This project has received funding from the European Union’s Horizon 2020 research and innovation programme under the Marie Skłodowska-Curie Grant Agreement No. 956851.

Federica Giusti, PhD

Federica Giusti joined Janssen in 2018 as a Post-Doctoral Researcher in Dissolution Sciences. Since then, she has worked on the local GI delivery strategy and she also worked on dissolution method development and drug product characterization for different development projects.

Prior to joining Janssen, Federica graduated in chemistry and pharmaceutical technologies at the University of Camerino, Italy in 2015 and she obtained her PhD at the same University in chemical and pharmaceutical sciences and biotechnology with a main focus on food safety and quality in 2018.



Dissolution test strategies for colon-targeting drug products: concept screening and QC considerations​

Novel formulations enabling colon targeting delivery through oral administration represent for many reasons an encouraging evolution for patients such as for health care providers.

Pursuing different objectives at every stage of the drug lifecycle, dissolution testing is currently challenged to support the development and the manufacturing of the product by evaluating its API delivery performance directly to the colon via different mechanisms and ensure its consistent (batch) quality within a defined set of specification criteria.

The in vitro implementation of mechanisms that can play a crucial role hampering and modifying the drug uptake of the GI microenvironment (e.g. local pH, presence of enzymes), can help to develop new and better fitting dissolution strategies for these specific products.
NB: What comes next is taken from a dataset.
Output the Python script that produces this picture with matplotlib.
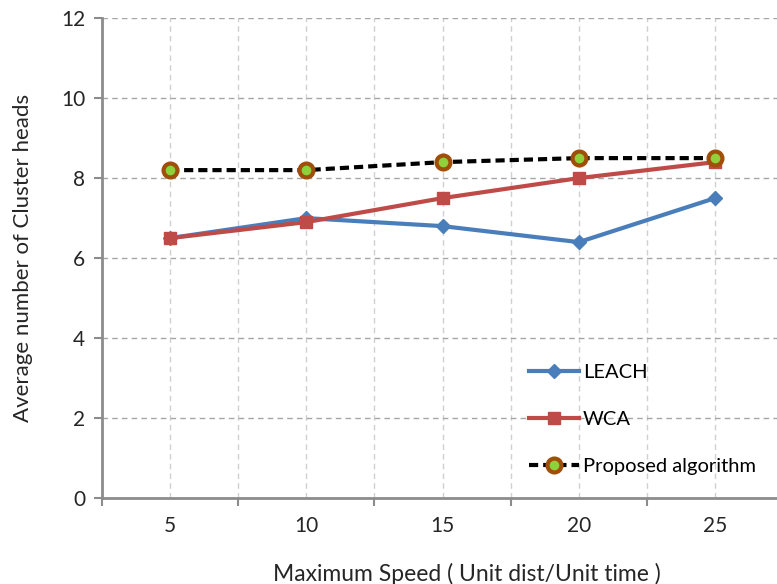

Given the different physicochemical and release characteristics, more unconventional apparatus (e.g. USP3, USP4), procedures, and techniques should be employed on a case-by-case basis.

For in vitro evaluation of pH sensitive drug products, USP3 apparatus allows for a pH change throughout the dissolution test simulating the GI tract pH stages.

Since the increase in the bacteria population and in the associated enzymatic activities between the distal small intestine and the ascending colon, adding enzymes to compendial dissolution media can be potentially an effective and simpler tool to implement for the characterization of colon-targeting delivery formulation compared to commonly used approaches using fecal homogenate.

Nevertheless the X-ray tomography (Micro-CT), Raman imaging and IR spectroscopy, coupled with dissolution tests allow a better understanding or visualization of the intrinsic release mechanism from the drug product and clearly participate to a sound rational for the development of new formulations.